У священника, несущего приходское послушание и по пастырскому долгу своему регулярно навещающего на дому болящих и там же исповедующего, соборующего, причащающего их, появляется со временем некий удивительный опыт. Он, с одной стороны, уникален, а с другой – им можно попытаться поделиться, грех даже этого не сделать.
Видеть, как человек готовится по-христиански встретить смерть, помогать ему в этом приготовлении, напутствовать его перед переходом в вечность… Это труд, насколько важный и ответственный, настолько благодарный и благодатный: во-первых, потому, что милостыня духовная выше милости телесной и от Господа большей заслуживает награды, а во-вторых, оттого, что можешь увидеть: как это бывает, что происходит с человеком при приближении смерти.
Но бывает и так, что умирает человек, которого ты, священник, хорошо знаешь. Умирает не в одночасье, не внезапно, а на протяжении какого-то времени, день за днем. И ты приходишь к нему не только как к твоему пасомому, но и как к тому, кто тебе давно знаком, как к другу. И та внутренняя связь, душевная близость, которые были прежде, становятся крепче, теснее, глубже. И в какой-то момент ты чувствуешь себя проводником, который сопутствует человеку в очень непростом, опасном странствии. Проводником, который, впрочем, не идет до конца, который остается здесь, потому что еще не пришла его пора.
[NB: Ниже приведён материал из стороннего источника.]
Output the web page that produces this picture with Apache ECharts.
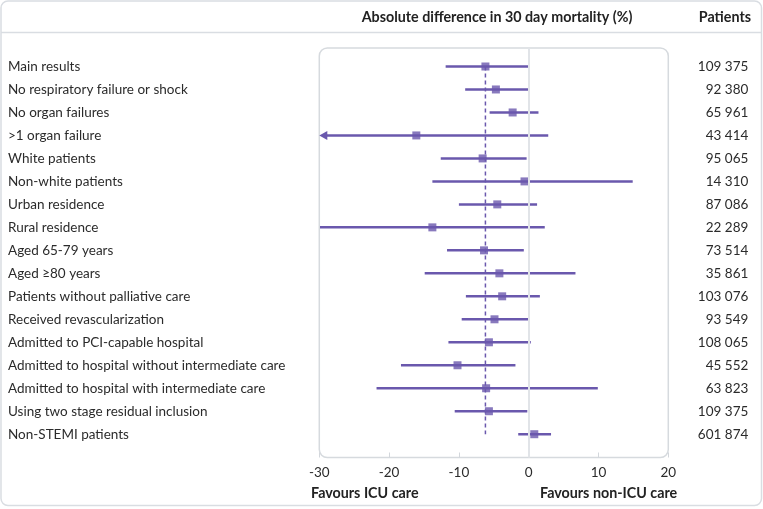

Наступает момент, который ты очень хорошо различаешь – именно благодаря этой глубине и силе связи между тобой и умирающим. Словно черта какая-то проходит, линия проводится, которая отделяет этого человека от всех, кто живет и будет жить. Это то состояние, которое обычно характеризуется коротким и сухим: «Не жилец!» Но это – с физической точки зрения. А важнее то, что чувствует в это время душа человека, начинающая ощущать, как все, связывавшее ее прежде, интересовавшее, занимавшее, мучившее и радовавшее, куда-то отступает, уходит. И сам он – тоже уходит.
И ты тоже это чувствуешь, и тебе дается какая-то поразительная возможность вместе с ним как бы перейти эту черту и, однако, не переходить ее. Это и есть опыт переживания таинства смерти. Ты понимаешь, что есть что-то, что знают сейчас лишь этот человек и ты – и больше никто. Он услышал определение Божие, прозвучавшее о нем: пора уходить, – определение, с которым бесполезно спорить, ведь это не приговор земных врачей, а решение одного-единственного Небесного Врача. И ты тоже это определение услышал.
Как же очевидно тогда становится, что подлинно имеет цену и что нет! В твоем сердце звучит столько раз слышанное: «Ныне житейское лукавое разрушается торжество суеты» (Последование мертвенное мирских тел. Стихиры на целование. Глас 2, стихира 3-я). И слова преподобного Исаака Сирина о том, что мир – величайший обманщик, и обман его познает человек лишь тогда, когда обнажит его мир от всего, что имел он, и вынесет из ворот собственного дома, – тоже звучат. И проникают в тебя так глубоко! Действительно – «до разделения души и духа, составов и мозгов» (Евр. 4: 12).
Человек уходит, а ты остаешься… Ты молишься о нем, переживаешь, надеешься на милость Божию к нему – твоя молитва с ним. Но ты сам – здесь. И ты знаешь, как, наверное, не знал еще прежде, ясно и хорошо, как жить на этом пространстве – до черты, которая однажды отделит от живущих и тебя. И хочешь поделиться этим знанием с теми, кто тебе дорог, да и вообще – кто только может тебя услышать. Делишься и видишь, что трудно это слушающим вместить: не чувствуют они того, о чем ты говоришь, так остро и так сильно. А проходит время, и ты сам перестаешь это так чувствовать. Словно исчезает все куда-то…
Но черта, та, последняя, никуда не исчезает. Она же в сущности уже проведена, это просто мы не знаем, в какой момент и как ее пересечем. Скоро или не скоро… В любом случае – скоро.